A few minutes later, my grandfather, Truman, a sworn hater of cats (no matter what Kipling said!)--stepped on Alice's leash, and she shot straight up into the air. We caught her, bundled her into the car--with more than a little bloodshed on my and Samantha's part--and we were off.

The first few hours of the seven hour drive to the lake, Manth and I sat Alice on the seat in between us, petted her, and read her passages from Trixie Belden.  The dogs were banished to the plywood loft my dad had built in the back of the van. All day long Louis would hang his head over the vinyl seat, drooling copiously. We brought paper towels to wipe off the drool stream.

Alice seemed to be coping ok. We were thinking perhaps she even shared our passion for Trixie Belden. Then, she started panting. If you have ever seen this, it is not a good sign. It means your cat is absolutely frick-fracking miserable. But my family--showing about as much sense as when we failed to notice my sister's optic nerve damaging concussion!!--decided that Alice was panting because she was finally relaxed. Like the dogs!

Every time we stopped --for gas, fishing licenses (back when you could just park in front of LL Bean and run in and out for a license in ten minutes!) or foot-long red Maine hot dogs, my Dad would get out in all his unwashed, unshaven glory, and crawl around on top of the van checking all the ropes  and swearing the whole time. The minute the car stopped, I would vanish and pretend to be with some other family. Toby, his carsickness not at all helped by the drool stream coursing past him on the back seat, usually bolted for the bathroom, and Samantha would close her eyes and pretend to be asleep.

My mom, cursing the three of us for our utter  uselessness,  struggled out of the van with both dogs, and Alice, who was now howling like she was being tortured, and behaved much like a sack of potatoes on a leash.  Meanwhile, I wandered around the far side of the rest stop trying to look like I  had come off a camp bus.

About an hour from the cabin, Alice hopped up onto the center console, in between my parents. She stopped panting. She stopped yowling. She looked calm. My dad, who had already cracked open a beer, (only on the dirt roads!) reached over to pet her (she never scratched him.)

"Now, that's a good kitty," he said, "I think she is going to do just fine."

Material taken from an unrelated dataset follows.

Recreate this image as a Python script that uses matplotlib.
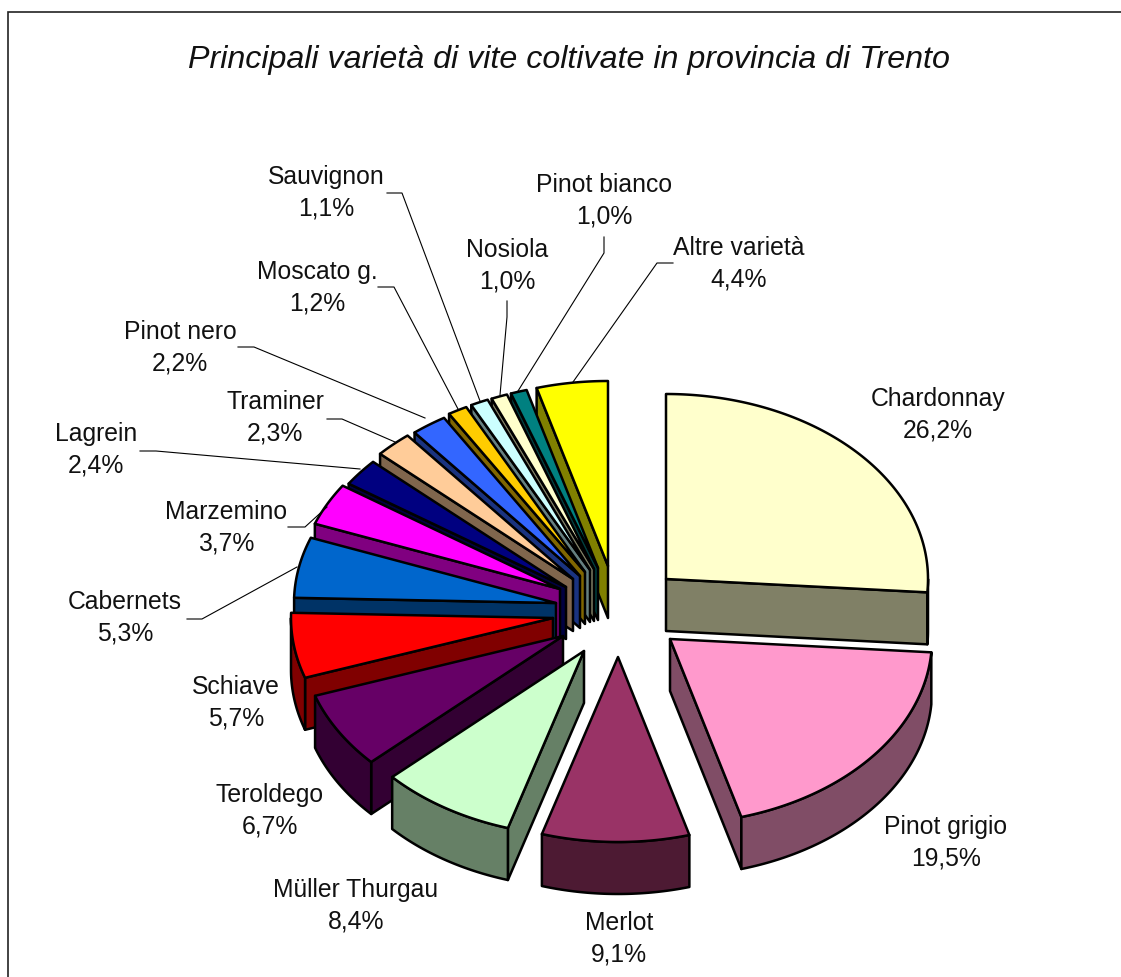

We pulled into the lake in the early afternoon and all climbed out of the van, covered as always in dog hair and drool, and more or less ready for six hours of setting up camp (thus, the necessity of leaving at 5 am.) The dogs bolted joyfully straight into the lake. Manth and I tied Alice to a tree so she would be out of the way.

A few minutes later, my dad reached into the cup holder in the center console to clear the change out (someone might actually break into your car for a dollar in change in 1979). His hand went straight into something warm. A few minutes later we heard him yelling,

"AAAAAAAHHHHH! That miserable goddamn cat!"

Now we knew why Alice had calmed down for the end of the trip: she had sat very, very still, balanced carefully, and peed in the cup holder.

After a miserable 20 minute march to the camp on her leash, we shut Alice in the cabin. A few minutes later, three mice came literally flying out of the attic window, Alice in hot pursuit! She had a glorious two weeks ridding the cabin of vermin. She only fell out of a boat once, and best of all, she didn't get lost, and behaved herself on the way home.

Despite this, we never, ever brought her camping again.









1 comment:

  1. OMG! totally remember that! though I think we left the pee there, and let all the coins rust, until it naturally dried out. no one would touch it! louies drool was so nasty. How did that dog not dehydrate before we left mass?